Question

If the random variable x is given by x: waiting time in minutes for bus and probability distribution function (p.d.f.) of x is given by
 $ f(x)=\left\{ \begin{align}
  & \dfrac{1}{5},0\le x\le 5 \\
 & 0\text{ otherwise} \\
\end{align} \right\} $
Then the probability of waiting time not more than 4 should be equal to
a.0.3
b.0.8
c.0.2
d.0.5

Answer 1

Hint: In this question, we are given the probability distribution of x. We are asked to find the probability of waiting time not more than 4, therefore, the required probability should be the integral of the probability between 0 and 4. Using the given distribution, we can integrate the distribution function between the required intervals to obtain the answer to this given question.

Complete step-by-step answer:
The given random variable is x and its probability distribution is given by
 $ f(x)=\left\{ \begin{align}
  & \dfrac{1}{5},0\le x\le 5 \\
 & 0\text{ otherwise} \\
\end{align} \right\}..............................(1.1) $
We are asked to find the probability of waiting time not more than 4. This, corresponds to the probability that the waiting time of the bus is between 0 and 4 with the endpoints 0 and 4 included……(1.2)
Now, we know that the formula for finding the probability of a random variable z following a probability distribution function f(z) to lie in the interval a to b is given by
 $ P(a\le z\le b)=\int_{a}^{b}{f(z)dz...............................(1.3)} $
Therefore, using (1.3) and (1.2), we can obtain the probability that the waiting time of the bus is not more than 4 as
 $ P(0\le x\le 4)=\int_{0}^{4}{f(x)dx}...................(1.4) $
The integral of cdx, where c is a constant, over a given range a to b is given by
 $ \int_{a}^{b}{cdx}=c\int_{a}^{b}{dx=}c\left( b-a \right)............................(1.5) $
However, in the interval 0 to 4, the value of f(x) should be $ \dfrac{1}{5} $ from equation (1.1).
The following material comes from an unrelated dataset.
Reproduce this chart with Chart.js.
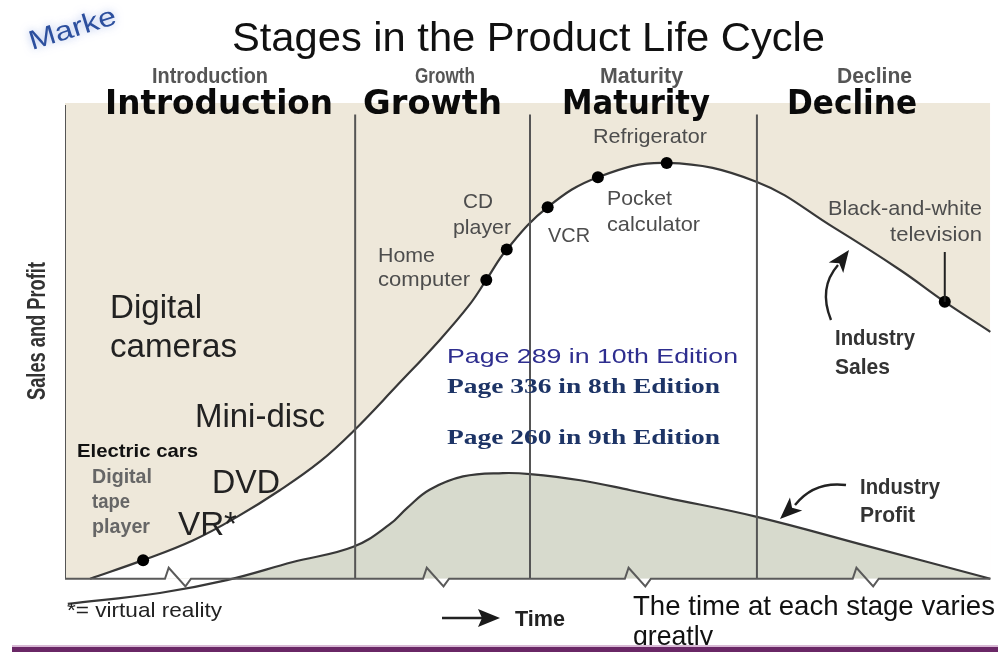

Thus, using it in equation (1.4) and using equation (1.5), we obtain
 $ \begin{align}
  & P(0\le x\le 4)=\int_{0}^{4}{f(x)dx} \\
 & =\int_{0}^{4}{\dfrac{1}{5}\times dx}=\dfrac{1}{5}\int_{0}^{4}{dx} \\
 & =\dfrac{1}{5}\times (4-0)=\dfrac{4}{5} \\
\end{align} $
which is the required probability. Thus, the answer to the given question should be $ \dfrac{4}{5} $ .
hence option (b) which is equal to 0.8 is the right answer.

Note: We should note that equation (1.5) holds only if c is a constant. However, if c is not a constant and is a function of x, then we have to evaluate the integral using other methods appropriate for the function for c. For example, if c=x, then $ \int_{a}^{b}{cdx}=\int_{a}^{b}{xdx=\left( \dfrac{{{b}^{2}}}{2}-\dfrac{{{a}^{2}}}{2} \right)} $ .